Unused produce, though, does not go to waste, as it is used for compost to amend the soil and help grow other plants. This spirit of growth from previous effort is central to the garden.
The garden is not just a place for growing food; the climate corps fellows and volunteers are also making a concerted effort to plant natives and help threatened species, such as the monarch butterfly. “We have our fruit trees, we have our vegetable beds, but all throughout, we have 60 different species of California native plants growing here,” Woltal said. Thus, the garden is a sort of oasis for native plants in the concrete jungle that is the San Fernando Valley.
Keale often uses the synergy and the biodiversity seen in the garden as a teaching metaphor on the importance of multiculturalism in society. There are many parallels between the dynamics of a thriving garden and a multicultural society.

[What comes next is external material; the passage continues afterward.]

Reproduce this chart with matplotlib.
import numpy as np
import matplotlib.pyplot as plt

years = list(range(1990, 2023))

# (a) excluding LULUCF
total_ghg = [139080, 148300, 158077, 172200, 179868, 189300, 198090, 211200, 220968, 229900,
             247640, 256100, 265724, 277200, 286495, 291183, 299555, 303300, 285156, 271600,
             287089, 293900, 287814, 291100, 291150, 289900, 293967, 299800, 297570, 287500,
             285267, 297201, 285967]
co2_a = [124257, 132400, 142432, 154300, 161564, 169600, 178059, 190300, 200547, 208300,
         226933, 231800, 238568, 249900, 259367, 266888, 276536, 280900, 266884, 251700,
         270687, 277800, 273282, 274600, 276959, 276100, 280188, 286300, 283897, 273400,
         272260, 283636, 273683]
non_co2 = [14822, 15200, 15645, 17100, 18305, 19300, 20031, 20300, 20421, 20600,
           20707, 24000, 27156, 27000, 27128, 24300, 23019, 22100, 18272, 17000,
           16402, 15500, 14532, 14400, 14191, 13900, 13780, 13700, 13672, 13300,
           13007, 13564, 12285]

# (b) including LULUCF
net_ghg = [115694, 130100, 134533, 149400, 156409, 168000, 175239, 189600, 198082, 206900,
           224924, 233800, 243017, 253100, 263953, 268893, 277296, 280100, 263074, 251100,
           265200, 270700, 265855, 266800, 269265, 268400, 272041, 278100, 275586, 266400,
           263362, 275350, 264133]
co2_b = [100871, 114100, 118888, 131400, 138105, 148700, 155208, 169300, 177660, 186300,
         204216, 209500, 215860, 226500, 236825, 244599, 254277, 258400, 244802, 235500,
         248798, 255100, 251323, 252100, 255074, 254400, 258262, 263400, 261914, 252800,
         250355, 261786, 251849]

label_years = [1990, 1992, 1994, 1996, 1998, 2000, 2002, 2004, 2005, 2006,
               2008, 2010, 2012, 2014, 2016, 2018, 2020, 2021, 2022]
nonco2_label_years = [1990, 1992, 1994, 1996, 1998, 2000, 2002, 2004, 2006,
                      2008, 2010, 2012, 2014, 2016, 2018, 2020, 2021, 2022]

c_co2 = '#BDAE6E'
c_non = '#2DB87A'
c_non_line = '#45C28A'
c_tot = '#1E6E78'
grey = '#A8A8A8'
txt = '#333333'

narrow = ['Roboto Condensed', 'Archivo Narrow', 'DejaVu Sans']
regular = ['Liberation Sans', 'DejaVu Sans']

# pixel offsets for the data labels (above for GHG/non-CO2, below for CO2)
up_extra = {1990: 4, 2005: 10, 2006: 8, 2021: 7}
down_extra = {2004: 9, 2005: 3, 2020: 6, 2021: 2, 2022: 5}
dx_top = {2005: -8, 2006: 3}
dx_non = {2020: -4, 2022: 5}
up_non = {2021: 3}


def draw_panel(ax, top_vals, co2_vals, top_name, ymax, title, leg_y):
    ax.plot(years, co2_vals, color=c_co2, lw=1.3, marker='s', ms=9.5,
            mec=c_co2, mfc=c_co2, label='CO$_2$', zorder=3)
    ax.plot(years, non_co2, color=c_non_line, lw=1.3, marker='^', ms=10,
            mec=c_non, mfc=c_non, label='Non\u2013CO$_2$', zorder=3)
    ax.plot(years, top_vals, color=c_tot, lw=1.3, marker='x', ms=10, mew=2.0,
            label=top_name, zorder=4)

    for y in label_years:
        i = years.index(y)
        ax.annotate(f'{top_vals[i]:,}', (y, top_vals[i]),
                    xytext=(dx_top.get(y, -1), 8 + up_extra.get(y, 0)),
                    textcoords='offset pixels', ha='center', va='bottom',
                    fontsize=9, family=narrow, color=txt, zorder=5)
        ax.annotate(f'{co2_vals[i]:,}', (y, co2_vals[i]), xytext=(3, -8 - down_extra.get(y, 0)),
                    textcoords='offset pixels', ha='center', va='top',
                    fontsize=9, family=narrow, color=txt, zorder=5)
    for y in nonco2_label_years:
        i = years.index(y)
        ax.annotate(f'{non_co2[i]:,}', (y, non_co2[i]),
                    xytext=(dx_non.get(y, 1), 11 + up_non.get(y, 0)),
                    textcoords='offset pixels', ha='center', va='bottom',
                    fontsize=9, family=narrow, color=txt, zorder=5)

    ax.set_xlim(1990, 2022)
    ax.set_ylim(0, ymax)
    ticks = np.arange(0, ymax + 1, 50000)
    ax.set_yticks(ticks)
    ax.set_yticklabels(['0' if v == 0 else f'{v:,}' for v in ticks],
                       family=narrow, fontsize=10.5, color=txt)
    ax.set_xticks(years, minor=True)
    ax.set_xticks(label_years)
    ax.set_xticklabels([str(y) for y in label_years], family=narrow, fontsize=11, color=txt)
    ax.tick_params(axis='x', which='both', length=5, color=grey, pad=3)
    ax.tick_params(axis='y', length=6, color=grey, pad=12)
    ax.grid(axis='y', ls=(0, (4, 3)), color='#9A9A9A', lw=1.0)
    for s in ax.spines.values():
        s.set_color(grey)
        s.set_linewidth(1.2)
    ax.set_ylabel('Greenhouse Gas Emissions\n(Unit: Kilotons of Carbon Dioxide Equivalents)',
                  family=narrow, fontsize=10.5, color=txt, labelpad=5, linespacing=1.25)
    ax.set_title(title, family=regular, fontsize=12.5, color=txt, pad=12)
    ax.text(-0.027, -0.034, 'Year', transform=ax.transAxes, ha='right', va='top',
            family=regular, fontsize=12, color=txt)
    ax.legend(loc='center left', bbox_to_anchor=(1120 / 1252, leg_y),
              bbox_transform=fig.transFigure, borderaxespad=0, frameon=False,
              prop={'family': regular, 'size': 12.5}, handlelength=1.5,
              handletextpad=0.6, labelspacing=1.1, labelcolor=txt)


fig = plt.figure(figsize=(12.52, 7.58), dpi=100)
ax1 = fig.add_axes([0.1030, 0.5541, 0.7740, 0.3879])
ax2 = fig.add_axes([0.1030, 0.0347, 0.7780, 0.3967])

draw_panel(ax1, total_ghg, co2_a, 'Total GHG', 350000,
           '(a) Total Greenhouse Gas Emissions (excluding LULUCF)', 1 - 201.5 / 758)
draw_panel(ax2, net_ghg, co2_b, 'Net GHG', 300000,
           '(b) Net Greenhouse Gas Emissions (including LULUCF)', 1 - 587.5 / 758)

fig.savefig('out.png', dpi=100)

“When I try to describe synergy and biodiversity in the garden, I also try to bring up that these plants function very similar to us. We don’t just like one culture or one group of people because it won’t grow very well, and there will not be necessary change when there needs to be. But, you know, together we have all of these different skills and cultures and ideas that we bring to the table,” Keale said.
Toward that end, Woltal and Keale incorporate enduring sustainable agriculture practices of Indigenous peoples. In the garden, they are striving to realize a broader and more inclusive vision of what sustainability can be.

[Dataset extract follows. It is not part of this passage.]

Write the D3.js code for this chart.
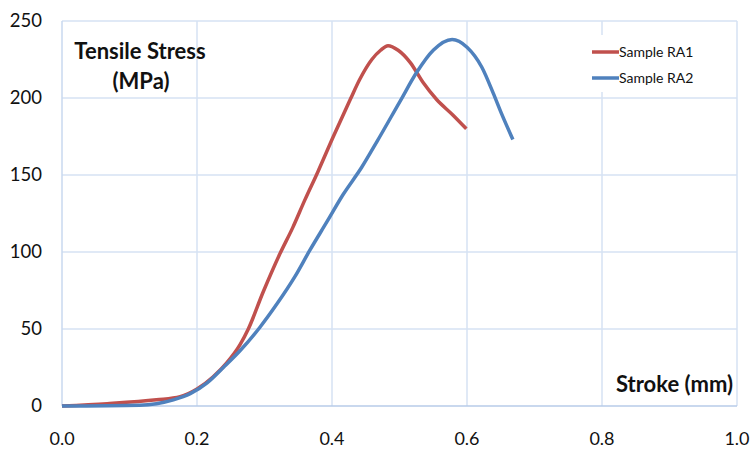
<!DOCTYPE html>
<html>
<head>
<meta charset="utf-8">
<title>Tensile Stress vs Stroke</title>
<script src="https://cdn.jsdelivr.net/npm/d3@7"></script>
<style>
  body { margin: 0; background: #fff; }
  text { font-family: Lato, "Open Sans", sans-serif; fill: #111; }
</style>
</head>
<body>
<svg width="752" height="450"></svg>
<script>
// values
var ra1Stroke = [0, 0.067, 0.14, 0.175, 0.2, 0.224, 0.244, 0.264, 0.276, 0.298, 0.323, 0.342, 0.36, 0.379, 0.402, 0.427, 0.441, 0.459, 0.472, 0.483, 0.498, 0.516, 0.535, 0.555, 0.579, 0.599];
var ra1Stress = [0, 1.5, 4, 6, 11, 19, 28, 40, 50, 74, 99, 116, 134, 152, 175, 199, 212, 225, 231, 234, 231, 223, 210, 199, 189, 180];
var ra2Stroke = [0, 0.115, 0.165, 0.19, 0.215, 0.239, 0.264, 0.293, 0.318, 0.345, 0.367, 0.393, 0.416, 0.444, 0.467, 0.501, 0.526, 0.55, 0.578, 0.6, 0.622, 0.639, 0.651, 0.668];
var ra2Stress = [0, 0.5, 4, 8, 15, 25, 36, 51, 66, 84, 101, 120, 137, 155, 172, 198, 217, 231, 238, 233, 220, 203, 190, 173];
var seriesNames = ["Sample RA1", "Sample RA2"];
var seriesColors = ["#c0504d", "#4f81bd"];
var xTicks = [0, 0.2, 0.4, 0.6, 0.8, 1.0];
var yTicks = [0, 50, 100, 150, 200, 250];

var svg = d3.select("svg");
var margin = {top: 21, right: 15, bottom: 44, left: 62};
var width = +svg.attr("width") - margin.left - margin.right;
var height = +svg.attr("height") - margin.top - margin.bottom;

var x = d3.scaleLinear().domain([0, 1]).range([0, width]);
var y = d3.scaleLinear().domain([0, 250]).range([height, 0]);

var g = svg.append("g").attr("transform", "translate(" + margin.left + "," + margin.top + ")");

// grid
g.append("g").selectAll("line").data(xTicks.slice(1)).enter().append("line")
  .attr("x1", function(d){ return x(d); }).attr("x2", function(d){ return x(d); })
  .attr("y1", 0).attr("y2", height)
  .attr("stroke", "#d6e2f3").attr("stroke-width", 1.5);
g.append("g").selectAll("line").data(yTicks.slice(1)).enter().append("line")
  .attr("y1", function(d){ return y(d); }).attr("y2", function(d){ return y(d); })
  .attr("x1", 0).attr("x2", width)
  .attr("stroke", "#d6e2f3").attr("stroke-width", 1.5);

// axes lines
g.append("line").attr("x1", 0).attr("x2", 0).attr("y1", 0).attr("y2", height)
  .attr("stroke", "#c9d9ef").attr("stroke-width", 1.5);
g.append("line").attr("x1", 0).attr("x2", width).attr("y1", height).attr("y2", height)
  .attr("stroke", "#b7cbe8").attr("stroke-width", 1.5);

// tick labels
g.append("g").selectAll("text").data(yTicks).enter().append("text")
  .attr("x", -20).attr("y", function(d){ return y(d); })
  .attr("dy", "0.35em").attr("text-anchor", "end")
  .style("font-size", "18.5px")
  .text(function(d){ return d; });
g.append("g").selectAll("text").data(xTicks).enter().append("text")
  .attr("x", function(d){ return x(d); }).attr("y", height + 33)
  .attr("dy", "0.35em").attr("text-anchor", "middle")
  .style("font-size", "18px")
  .text(function(d){ return d3.format(".1f")(d); });

// lines
var line = d3.line()
  .curve(d3.curveMonotoneX)
  .x(function(d){ return x(d[0]); })
  .y(function(d){ return y(d[1]); });

var series = [
  d3.zip(ra1Stroke, ra1Stress),
  d3.zip(ra2Stroke, ra2Stress)
];

g.append("g").selectAll("path").data(series).enter().append("path")
  .attr("fill", "none")
  .attr("stroke", function(d, i){ return seriesColors[i]; })
  .attr("stroke-width", 3.5)
  .attr("stroke-linejoin", "round")
  .attr("d", line);

// axis titles
g.append("text").attr("x", 78).attr("y", 38).attr("text-anchor", "middle")
  .style("font-size", "22px").style("font-weight", "bold")
  .text("Tensile Stress");
g.append("text").attr("x", 79).attr("y", 68).attr("text-anchor", "middle")
  .style("font-size", "22px").style("font-weight", "bold")
  .text("(MPa)");
g.append("text").attr("x", width - 4).attr("y", 371).attr("text-anchor", "end")
  .style("font-size", "22px").style("font-weight", "bold")
  .text("Stroke (mm)");

// legend
var legend = g.append("g").attr("transform", "translate(" + (width - 152) + ",14)");
legend.append("rect").attr("width", 150).attr("height", 57).attr("fill", "#fff");
var item = legend.selectAll("g").data(seriesNames).enter().append("g")
  .attr("transform", function(d, i){ return "translate(0," + (17 + i * 26) + ")"; });
item.append("line").attr("x1", 7).attr("x2", 34)
  .attr("stroke", function(d, i){ return seriesColors[i]; })
  .attr("stroke-width", 3.5);
item.append("text").attr("x", 34).attr("dy", "0.35em")
  .style("font-size", "14px")
  .text(function(d){ return d; });
</script>
</body>
</html>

Lecturer, CSUN sociology graduate alum and fellow California Climate Action Corps member Valeria Ramirez also sees a kind of Western bourgeois concept of sustainability. Ramirez points to how communities of color in south Los Angeles and similar neighborhoods have already been practicing sustainability in the form of reusing, recycling and gardening in response to generations of environmental racism and food insecurity, despite maybe not knowing the modern branding of sustainability. “That’s what I’m working on specifically – trying to bridge what cultures are already doing,” Ramirez said. Drawing on her background in collective action and research, Ramirez also helped to develop the Roadmap to Sustainability, focusing on addressing intersectional issues of social and environmental justice.
As a CCAC fellow working on Zero Waste, Ramirez also echoed what both Eriksson and Johnson said is perhaps the biggest sustainability challenge facing the campus: waste. Zero Waste is the idea that waste should ideally be prevented or at the very least reduced to, first, what can be composted and, second, to what can be recycled in order to divert waste from landfills.

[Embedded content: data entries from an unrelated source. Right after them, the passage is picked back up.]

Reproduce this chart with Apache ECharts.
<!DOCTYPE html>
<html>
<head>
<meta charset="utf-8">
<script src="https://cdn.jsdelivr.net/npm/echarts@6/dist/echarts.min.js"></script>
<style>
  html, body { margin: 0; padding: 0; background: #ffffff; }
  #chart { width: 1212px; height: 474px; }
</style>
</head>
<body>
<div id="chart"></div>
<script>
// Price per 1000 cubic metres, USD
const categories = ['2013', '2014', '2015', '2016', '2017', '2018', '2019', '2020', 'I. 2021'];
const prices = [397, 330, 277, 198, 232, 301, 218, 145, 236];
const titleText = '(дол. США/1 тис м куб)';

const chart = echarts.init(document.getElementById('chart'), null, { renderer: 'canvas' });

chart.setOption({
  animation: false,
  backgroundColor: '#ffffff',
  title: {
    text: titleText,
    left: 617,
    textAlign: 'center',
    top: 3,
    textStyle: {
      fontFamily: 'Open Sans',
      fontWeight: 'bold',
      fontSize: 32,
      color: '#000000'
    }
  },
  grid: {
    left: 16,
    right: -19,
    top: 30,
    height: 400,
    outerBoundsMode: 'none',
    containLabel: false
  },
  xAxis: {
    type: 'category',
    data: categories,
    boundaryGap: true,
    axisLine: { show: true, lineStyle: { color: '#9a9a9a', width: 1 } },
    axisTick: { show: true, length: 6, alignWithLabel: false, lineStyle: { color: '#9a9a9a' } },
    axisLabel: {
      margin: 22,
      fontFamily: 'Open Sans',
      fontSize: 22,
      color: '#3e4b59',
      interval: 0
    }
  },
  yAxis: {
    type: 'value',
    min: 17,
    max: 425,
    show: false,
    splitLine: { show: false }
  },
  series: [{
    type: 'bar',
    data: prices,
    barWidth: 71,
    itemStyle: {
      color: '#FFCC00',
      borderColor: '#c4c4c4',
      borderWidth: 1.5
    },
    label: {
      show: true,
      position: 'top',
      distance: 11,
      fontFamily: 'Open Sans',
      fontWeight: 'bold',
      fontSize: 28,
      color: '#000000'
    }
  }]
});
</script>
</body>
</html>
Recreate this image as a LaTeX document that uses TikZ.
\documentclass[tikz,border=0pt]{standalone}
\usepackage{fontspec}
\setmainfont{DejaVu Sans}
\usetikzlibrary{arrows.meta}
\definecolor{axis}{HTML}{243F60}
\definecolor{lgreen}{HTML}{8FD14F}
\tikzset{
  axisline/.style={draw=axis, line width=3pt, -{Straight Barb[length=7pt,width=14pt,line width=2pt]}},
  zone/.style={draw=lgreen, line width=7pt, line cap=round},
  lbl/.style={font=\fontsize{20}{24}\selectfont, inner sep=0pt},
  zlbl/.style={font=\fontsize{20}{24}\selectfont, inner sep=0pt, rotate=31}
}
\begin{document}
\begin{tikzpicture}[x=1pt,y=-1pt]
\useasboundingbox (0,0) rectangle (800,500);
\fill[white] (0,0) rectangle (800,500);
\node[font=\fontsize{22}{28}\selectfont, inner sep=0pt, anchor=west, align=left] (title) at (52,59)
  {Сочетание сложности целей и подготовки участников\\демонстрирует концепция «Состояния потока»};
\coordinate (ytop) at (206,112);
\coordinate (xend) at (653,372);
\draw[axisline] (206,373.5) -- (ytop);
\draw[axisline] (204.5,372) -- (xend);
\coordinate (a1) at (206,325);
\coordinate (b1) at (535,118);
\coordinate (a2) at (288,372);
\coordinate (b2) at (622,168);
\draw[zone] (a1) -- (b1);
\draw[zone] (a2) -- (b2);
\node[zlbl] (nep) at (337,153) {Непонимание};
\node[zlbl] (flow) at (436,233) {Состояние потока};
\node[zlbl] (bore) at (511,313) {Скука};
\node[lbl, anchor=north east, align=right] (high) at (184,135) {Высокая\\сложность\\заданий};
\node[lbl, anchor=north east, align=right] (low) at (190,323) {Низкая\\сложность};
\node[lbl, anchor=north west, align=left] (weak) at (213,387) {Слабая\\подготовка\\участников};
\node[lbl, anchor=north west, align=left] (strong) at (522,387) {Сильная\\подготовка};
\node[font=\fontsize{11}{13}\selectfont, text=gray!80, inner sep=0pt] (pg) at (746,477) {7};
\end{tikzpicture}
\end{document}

Despite the hundreds of bins around campus, there is still the issue of sorting waste properly. “The challenge is that what’s getting put into them isn’t always what’s really supposed to be in them,” Johnson said. CSUN’s Zero Waste website confirms this: as much as 30% of the campus’s waste that heads to a landfill can actually be recycled, which could make a huge difference. One of the biggest ways, then, that students can have a direct impact on sustainability on campus is by “taking the time to properly sort the material at the Zero Waste bins,” Eriksson said.
Not everyone has to get their hands dirty gardening, though, to contribute to a more sustainable campus. From filling a reusable water bottle at one of the many refilling stations, making a conscious effort to use less plastic, or deciding to walk or bike to campus, there is an endless amount of everyday decisions that can be made to help CSUN be more sustainable now and in future generations.